Include your answers in this document in the sections below the rubric.


There’s a lot we could talk about regarding statistical communication. For example, we can talk about lying with statistics (where numbers might be actually made up), or making a claim contradicted by statistical evidence (or not checking the evidence at all), or ignoring the baseline (failing to answer the question “compared to what?”), or making many arbitrary comparisons or data dredging until finding a significant result, or making misleading comparisons, or biases introduced by poor sampling (selection bias), or any number of other things. We all already know that 73% of statistics are just made up (including this one).

Below I’ve selected (psuedorandomly) a few ideas for us to think about and discuss in your tables with a peer mentor.
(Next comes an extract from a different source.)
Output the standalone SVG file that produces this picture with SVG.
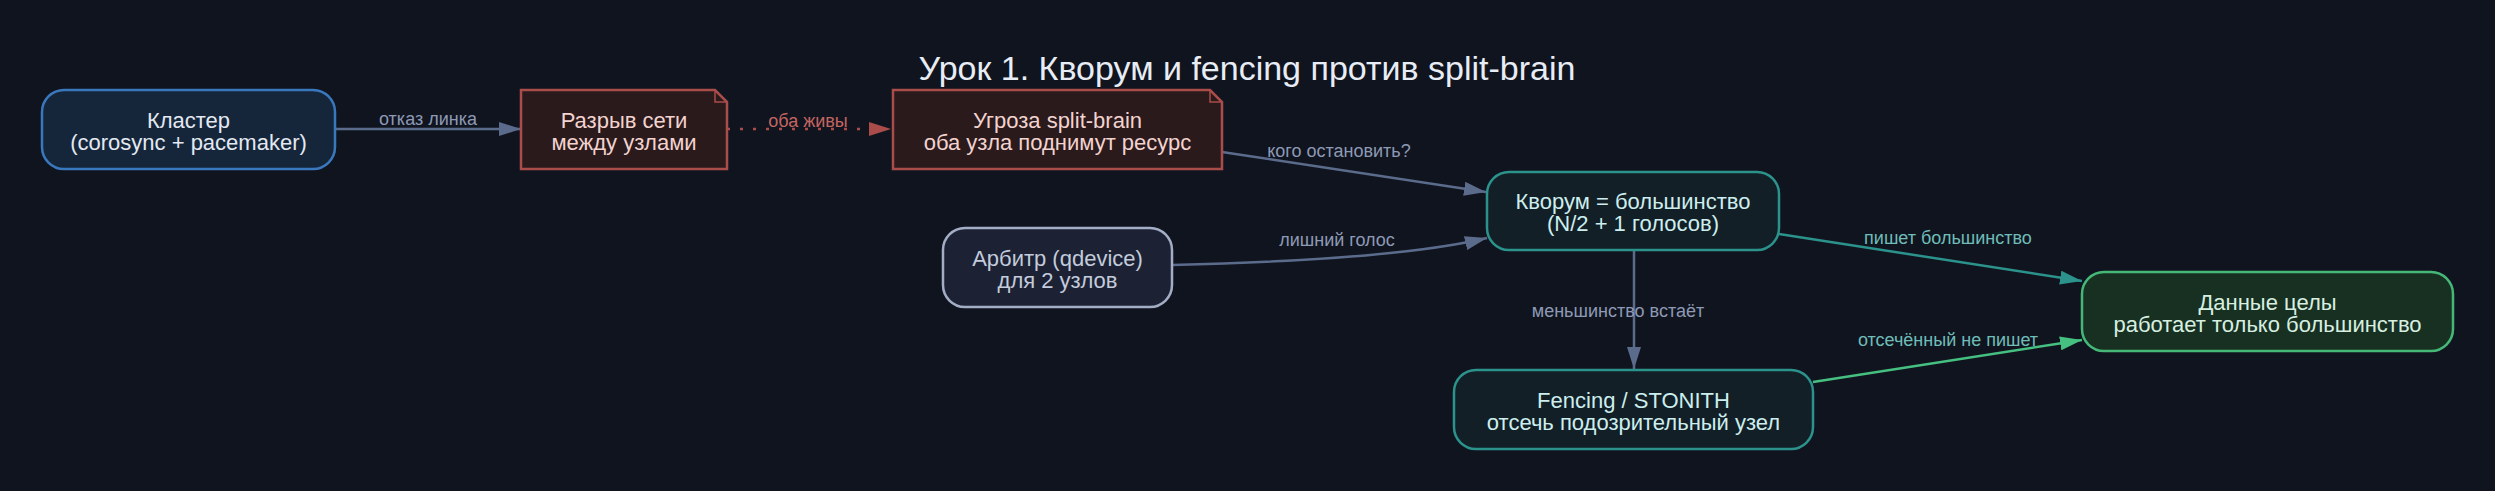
<svg xmlns="http://www.w3.org/2000/svg" width="2495" height="491" viewBox="0 0 2495 491">
<defs>
<style>
.t{font-family:"Liberation Sans",Arial,sans-serif;text-anchor:middle}
.n{font-size:22px}
.l{font-size:18px}
.e{fill:none;stroke-width:2.5}
</style>
<marker id="ag" markerUnits="userSpaceOnUse" markerWidth="22" markerHeight="14" refX="22" refY="7" orient="auto"><path d="M0,0L22,7L0,14z" fill="#5b6b8b"/></marker>
<marker id="ar" markerUnits="userSpaceOnUse" markerWidth="22" markerHeight="14" refX="22" refY="7" orient="auto"><path d="M0,0L22,7L0,14z" fill="#a94c4a"/></marker>
<marker id="at" markerUnits="userSpaceOnUse" markerWidth="22" markerHeight="14" refX="22" refY="7" orient="auto"><path d="M0,0L22,7L0,14z" fill="#2b928c"/></marker>
<marker id="an" markerUnits="userSpaceOnUse" markerWidth="22" markerHeight="14" refX="22" refY="7" orient="auto"><path d="M0,0L22,7L0,14z" fill="#45c080"/></marker>
</defs>
<rect width="2495" height="491" fill="#10141f"/>
<text class="t" x="1247" y="80" font-size="34" fill="#e8edf5">Урок 1. Кворум и fencing против split-brain</text>
<g id="connectors">
<path class="e" d="M335,129L521,129" stroke="#5b6b8b" marker-end="url(#ag)"/>
<text class="t l" x="428" y="125" fill="#8e9ab5">отказ линка</text>
<path class="e" d="M727,129L891,129" stroke="#a94c4a" stroke-dasharray="3 10" marker-end="url(#ar)"/>
<text class="t l" x="808" y="127" fill="#c46561">оба живы</text>
<path class="e" d="M1222,152L1486,192" stroke="#5b6b8b" marker-end="url(#ag)"/>
<text class="t l" x="1339" y="157" fill="#8e9ab5">кого остановить?</text>
<path class="e" d="M1172,265C1300,262 1420,254 1487,238" stroke="#5b6b8b" marker-end="url(#ag)"/>
<text class="t l" x="1337" y="246" fill="#8e9ab5">лишний голос</text>
<path class="e" d="M1634,250L1634,369" stroke="#5b6b8b" marker-end="url(#ag)"/>
<text class="t l" x="1618" y="317" fill="#8e9ab5">меньшинство встаёт</text>
<path class="e" d="M1779,234L2082,281" stroke="#2b928c" marker-end="url(#at)"/>
<text class="t l" x="1948" y="244" fill="#6fbdb8">пишет большинство</text>
<path class="e" d="M1813,382L2082,340" stroke="#45c080" marker-end="url(#an)"/>
<text class="t l" x="1948" y="346" fill="#6fbdb8">отсечённый не пишет</text>
</g>
<g id="cluster">
<rect x="42" y="90" width="293" height="79" rx="22" fill="#15263b" stroke="#3a78bd" stroke-width="2.5"/>
<text class="t n" x="188.5" y="128" fill="#e3e9f2">Кластер</text>
<text class="t n" x="188.5" y="150" fill="#e3e9f2">(corosync + pacemaker)</text>
</g>
<g id="split">
<path d="M521,90H715L727,102V169H521Z" fill="#2a1a1c" stroke="#a94c4a" stroke-width="2.5"/>
<path d="M715,90V102H727" fill="none" stroke="#a94c4a" stroke-width="1.5"/>
<text class="t n" x="624" y="128" fill="#f3d3cf">Разрыв сети</text>
<text class="t n" x="624" y="150" fill="#f3d3cf">между узлами</text>
</g>
<g id="threat">
<path d="M893,90H1210L1222,102V169H893Z" fill="#2a1a1c" stroke="#a94c4a" stroke-width="2.5"/>
<path d="M1210,90V102H1222" fill="none" stroke="#a94c4a" stroke-width="1.5"/>
<text class="t n" x="1057.5" y="128" fill="#f3d3cf">Угроза split-brain</text>
<text class="t n" x="1057.5" y="150" fill="#f3d3cf">оба узла поднимут ресурс</text>
</g>
<g id="quorum">
<rect x="1487" y="172" width="292" height="78" rx="22" fill="#121f27" stroke="#2b928c" stroke-width="2.5"/>
<text class="t n" x="1633" y="209" fill="#cdeeee">Кворум = большинство</text>
<text class="t n" x="1633" y="231" fill="#cdeeee">(N/2 + 1 голосов)</text>
</g>
<g id="arbiter">
<rect x="943" y="228" width="229" height="79" rx="22" fill="#1c2233" stroke="#a3aec6" stroke-width="2.5"/>
<text class="t n" x="1057.5" y="266" fill="#c3cbdc">Арбитр (qdevice)</text>
<text class="t n" x="1057.5" y="288" fill="#c3cbdc">для 2 узлов</text>
</g>
<g id="fencing">
<rect x="1454" y="370" width="359" height="79" rx="22" fill="#121f27" stroke="#2b928c" stroke-width="2.5"/>
<text class="t n" x="1633.5" y="408" fill="#cdeeee">Fencing / STONITH</text>
<text class="t n" x="1633.5" y="430" fill="#cdeeee">отсечь подозрительный узел</text>
</g>
<g id="data">
<rect x="2082" y="272" width="371" height="79" rx="22" fill="#183021" stroke="#45b878" stroke-width="2.5"/>
<text class="t n" x="2267.5" y="310" fill="#d6efe0">Данные целы</text>
<text class="t n" x="2267.5" y="332" fill="#d6efe0">работает только большинство</text>
</g>
</svg>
Key statistical principles

It is possible to lie (or to make mistakes) by ignoring some key statistical principles. Below, quickly give an example of each that you’ve seen this semester, or make up an example.

  1. (1 p) Correlation does not imply causation.

  2. (2 p) “Statistically significant” does not necessarily mean “important”.

  3. (2 p) Not “statistically significant” is not the same as zero (or no effect).

  4. (1 p) Misleading extrapolation.

Searching for statistical significance

A colleague who works at a university statistical consulting service reported the following story. A company wanted to get a drug approved, but their study appeared to have no statistically significant results. The researchers at the company broke up the data into subgroups in about 15 or 20 ways, and then they found something significant.

  1. (2 p) Is this data manipulation? What should the statistician do? In this case, the company reported the results and their stock went up 50%.

Models for guessing on multiple-choice exams

Consider a test with several true/false questions. If all the students answer a question correctly, then presumably they all know the answer. Now suppose that half the students get a certain question correct. Then, how many students do you think knew the correct answer? 50%? One possibility is that none of the students knew the correct answer, and they were all guessing!

Now consider a question that is answered correctly by 80% of the students. If a student chosen at random knows the correct answer with probability \(p\), or guesses with probability \(1-p\), then we can write, approximately, \(p+0.5(1-p) = 0.8\), which yields the estimate \(p = 0.6\). Thus, a reasonable guess is that 60% of the students actually know the correct answer and 40% were guessing. The conditional probability of a student knowing the correct answer, given that he or she answered the question correctly, is \(60\%/80\% = 0.75\).

Where is the ethical dilemma here? Consider now the task of giving each student a total grade for the exam. The reasoning above suggests that they should get no credit for correctly answering the question that 50% of the students answered correctly (since the evidence is that they were all guessing), and they should get 0.75 credit for answering the question that 80% answered correctly, and so forth. Thus, the amount of points that a question is worth should depend on the probability that a student’s correct answer was not due to guessing.

  1. (2 p) The ethical question is of the fairness of deciding the grading system after the exam has been taken by the students. Is it fair for two students to get the same number of questions correct on the exam but different total scores, because the “circumstantial evidence” suggests that one of the students was more likely than the other to be guessing?